Certain cancers are more difficult to treat because they contain cells that are highly skilled at evading drugs or our immune systems by disguising themselves as healthy cells.
Glioblastoma, for example, an incurable brain cancer, is characterised by cells that can mimic human neurons, even growing axons and making active connections with healthy brain neurons.
This cancer is usually deadly – average survival time is just over one year from diagnosis – because it almost always recurs after initial treatment and recurrent tumours are always resistant to therapy.
But now, a new study by researchers at Sylvester Comprehensive Cancer Center at the University of Miami Miller School of Medicine and collaborating organisations provides insight into this neuron mimicry and potential therapies to prevent treatment resistance.
Their work appears in the journal Cancer Cell.
“Our findings were made possible by a unique approach to studying glioblastoma,” explained Antonio Iavarone, M.D., deputy director at Sylvester who led the study with Jong Bae Park, Ph.D., of the National Cancer Center in Korea.
Iavarone noted that they used a platform designed to study glioblastoma cells’ full set of proteins, also known as the proteome, and certain modifications on those proteins indicating enzyme activity in cells.
“These platforms can provide a landscape of alterations in individual tumours that you cannot get from genetics alone,” he added.
Largest dataset to date
The research team assembled what became the largest dataset of its kind, featuring matched tumour samples from 123 glioblastoma patients both at diagnosis and then recurrence after initial therapy.
By studying the tumours’ proteomes and protein modifications in the samples, researchers were able to detect important changes not previously seen in similar cancer studies that examined the tumours’ genomes or transcriptomes, the set of RNA molecules in cancer cells.
This study represents the first time scientists have used proteomics to study glioblastoma’s transition from treatable to treatment-resistant, according to the researchers.
By looking at cancer proteins and their modifications, namely a specific modification known as phosphorylation, they demonstrated that before treatment, glioblastoma cells were in a proliferative state where the cells expend energy toward replicating themselves.
Many chemotherapies work by targeting the cell functions in self-replication, as cancer cells typically grow faster than healthy cells.
But once tumours recurred in glioblastoma patients months later, the cells looked very different – and more like healthy neurons.
The researchers asserted that there is something about this replication-to-neuronal transition that helps cancer cells evade being killed by the initial glioblastoma treatment, usually a combination of chemotherapy, radiation and surgery.
“The tumour cells actually resemble normal brain cells,” said Simona Migliozzi, Ph.D., an assistant scientist at Sylvester and one of the study’s lead authors. “Why? Because tumour cells want to survive, they want to live, and they’re able to acquire therapy resistance by mimicking the normal brain.”

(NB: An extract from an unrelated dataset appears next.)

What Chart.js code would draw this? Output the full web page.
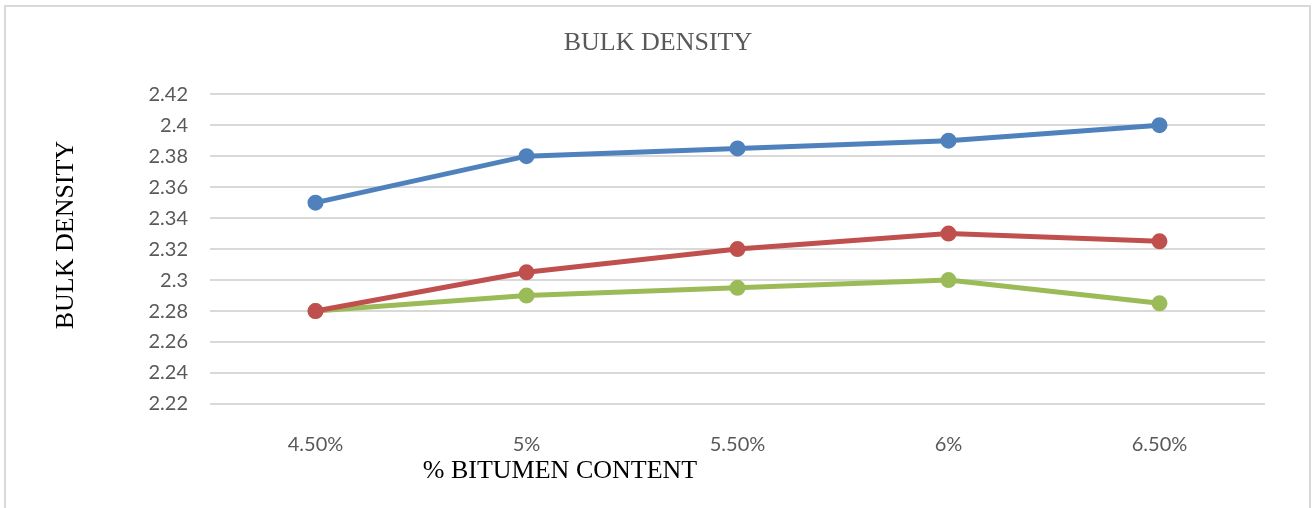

Finding glioblastoma weaknesses
The authors then used their new dataset to identify potential therapies that could kill these resistant cancers, focusing on enzymes known as kinases that are responsible for phosphorylating other proteins.
Migliozzi and colleagues deployed a machine-learning approach they had developed previously to find the most active kinases in the neuron-like glioblastomas.
Kinases are important for many different cellular functions and are key targets for many FDA-approved cancer drugs.
One kinase stood out: BRAF.
Gene encoding for this kinase is commonly mutated in some cancers, including melanoma, but in glioblastoma, BRAF protein levels increase without corresponding gene changes.
The researchers would not have made this important discovery without examining the cancer proteome.
They then tested an existing BRAF inhibitor, vemurafenib, on treatment-resistant glioblastoma cells in a petri dish and a patient-derived xenograft tumour in mice.
In both cases, the drug, used in combination with the chemotherapy drug temozolomide, knocked down the formerly resistant tumours.
In the mouse model, the BRAF inhibitor extended the animals’ survival over chemotherapy alone.
Future plans
Iavarone believes their artificial-intelligence algorithm to predict glioblastoma’s most active kinase can be applied to other cancer types.
He and his researchers are working to develop a clinical test that would use AI to identify therapeutic weaknesses in a variety of cancers by finding each tumour’s most active kinase and treating it with an existing kinase inhibitor.
Presently, Iavarone and colleagues are discussing plans for a clinical trial testing vemurafenib or another BRAF inhibitor drug for glioblastoma.
They plan to treat trial patients with the inhibitor from the start to prevent the cancers from transitioning to the resistant state.
“Proteomics give us a much more direct prediction of protein activity,” Iavarone said. “We hope this analysis can be seamlessly translated into the clinic as a next-generation precision therapy for this very challenging disease and other resistant cancers as well.”